▶ **Objective**
Exclude the pictures and reproduce the remaining data exactly as written.

========================

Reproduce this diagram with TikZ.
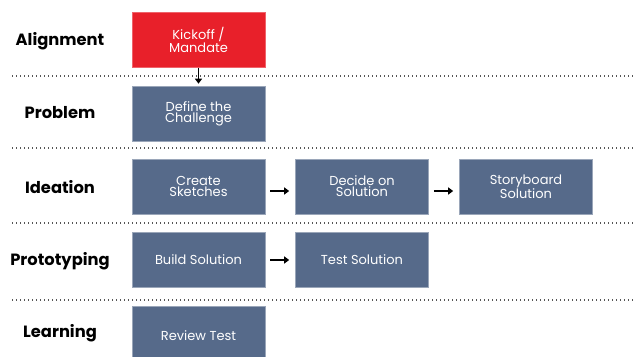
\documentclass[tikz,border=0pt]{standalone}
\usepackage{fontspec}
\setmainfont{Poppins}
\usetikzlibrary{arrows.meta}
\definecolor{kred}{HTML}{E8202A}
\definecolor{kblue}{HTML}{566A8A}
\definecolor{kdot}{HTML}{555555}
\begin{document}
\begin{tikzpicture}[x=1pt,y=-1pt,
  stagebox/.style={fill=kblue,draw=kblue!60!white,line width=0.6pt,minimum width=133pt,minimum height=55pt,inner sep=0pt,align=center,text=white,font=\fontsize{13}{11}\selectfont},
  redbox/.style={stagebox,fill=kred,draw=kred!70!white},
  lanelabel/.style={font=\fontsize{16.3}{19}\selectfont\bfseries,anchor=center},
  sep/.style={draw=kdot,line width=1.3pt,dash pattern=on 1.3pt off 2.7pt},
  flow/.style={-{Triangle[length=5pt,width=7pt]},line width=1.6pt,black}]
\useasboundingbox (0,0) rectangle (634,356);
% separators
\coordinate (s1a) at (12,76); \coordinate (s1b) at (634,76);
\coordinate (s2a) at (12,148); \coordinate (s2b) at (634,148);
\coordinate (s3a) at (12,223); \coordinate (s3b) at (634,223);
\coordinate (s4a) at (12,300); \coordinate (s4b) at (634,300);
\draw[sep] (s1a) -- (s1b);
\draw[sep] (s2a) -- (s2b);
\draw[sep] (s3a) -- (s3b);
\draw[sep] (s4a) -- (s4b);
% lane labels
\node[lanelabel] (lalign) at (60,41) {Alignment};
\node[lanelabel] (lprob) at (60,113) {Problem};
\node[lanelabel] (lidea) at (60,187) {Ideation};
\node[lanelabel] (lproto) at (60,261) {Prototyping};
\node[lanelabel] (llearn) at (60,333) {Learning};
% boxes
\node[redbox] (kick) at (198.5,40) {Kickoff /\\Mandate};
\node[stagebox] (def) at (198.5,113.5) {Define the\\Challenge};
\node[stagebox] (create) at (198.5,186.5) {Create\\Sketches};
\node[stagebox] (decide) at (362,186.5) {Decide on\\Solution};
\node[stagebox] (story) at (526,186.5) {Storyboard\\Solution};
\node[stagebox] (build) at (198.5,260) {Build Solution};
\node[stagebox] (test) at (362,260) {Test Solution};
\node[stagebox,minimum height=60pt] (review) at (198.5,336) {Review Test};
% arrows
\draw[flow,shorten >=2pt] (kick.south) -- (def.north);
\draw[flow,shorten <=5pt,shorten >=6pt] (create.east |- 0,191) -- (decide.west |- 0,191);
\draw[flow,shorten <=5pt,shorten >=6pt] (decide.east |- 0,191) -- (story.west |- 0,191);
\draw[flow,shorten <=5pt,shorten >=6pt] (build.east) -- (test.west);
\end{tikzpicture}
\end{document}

========================

▶ **Result of this exercise**
Reproduce this diagram with TikZ.
\documentclass[tikz,border=0pt]{standalone}
\usepackage{fontspec}
\setmainfont{Poppins}
\usetikzlibrary{arrows.meta}
\definecolor{kred}{HTML}{E8202A}
\definecolor{kblue}{HTML}{566A8A}
\definecolor{kdot}{HTML}{555555}
\begin{document}
\begin{tikzpicture}[x=1pt,y=-1pt,
  stagebox/.style={fill=kblue,draw=kblue!60!white,line width=0.6pt,minimum width=133pt,minimum height=55pt,inner sep=0pt,align=center,text=white,font=\fontsize{13}{11}\selectfont},
  redbox/.style={stagebox,fill=kred,draw=kred!70!white},
  lanelabel/.style={font=\fontsize{16.3}{19}\selectfont\bfseries,anchor=center},
  sep/.style={draw=kdot,line width=1.3pt,dash pattern=on 1.3pt off 2.7pt},
  flow/.style={-{Triangle[length=5pt,width=7pt]},line width=1.6pt,black}]
\useasboundingbox (0,0) rectangle (634,356);
% separators
\coordinate (s1a) at (12,76); \coordinate (s1b) at (634,76);
\coordinate (s2a) at (12,148); \coordinate (s2b) at (634,148);
\coordinate (s3a) at (12,223); \coordinate (s3b) at (634,223);
\coordinate (s4a) at (12,300); \coordinate (s4b) at (634,300);
\draw[sep] (s1a) -- (s1b);
\draw[sep] (s2a) -- (s2b);
\draw[sep] (s3a) -- (s3b);
\draw[sep] (s4a) -- (s4b);
% lane labels
\node[lanelabel] (lalign) at (60,41) {Alignment};
\node[lanelabel] (lprob) at (60,113) {Problem};
\node[lanelabel] (lidea) at (60,187) {Ideation};
\node[lanelabel] (lproto) at (60,261) {Prototyping};
\node[lanelabel] (llearn) at (60,333) {Learning};
% boxes
\node[redbox] (kick) at (198.5,40) {Kickoff /\\Mandate};
\node[stagebox] (def) at (198.5,113.5) {Define the\\Challenge};
\node[stagebox] (create) at (198.5,186.5) {Create\\Sketches};
\node[stagebox] (decide) at (362,186.5) {Decide on\\Solution};
\node[stagebox] (story) at (526,186.5) {Storyboard\\Solution};
\node[stagebox] (build) at (198.5,260) {Build Solution};
\node[stagebox] (test) at (362,260) {Test Solution};
\node[stagebox,minimum height=60pt] (review) at (198.5,336) {Review Test};
% arrows
\draw[flow,shorten >=2pt] (kick.south) -- (def.north);
\draw[flow,shorten <=5pt,shorten >=6pt] (create.east |- 0,191) -- (decide.west |- 0,191);
\draw[flow,shorten <=5pt,shorten >=6pt] (decide.east |- 0,191) -- (story.west |- 0,191);
\draw[flow,shorten <=5pt,shorten >=6pt] (build.east) -- (test.west);
\end{tikzpicture}
\end{document}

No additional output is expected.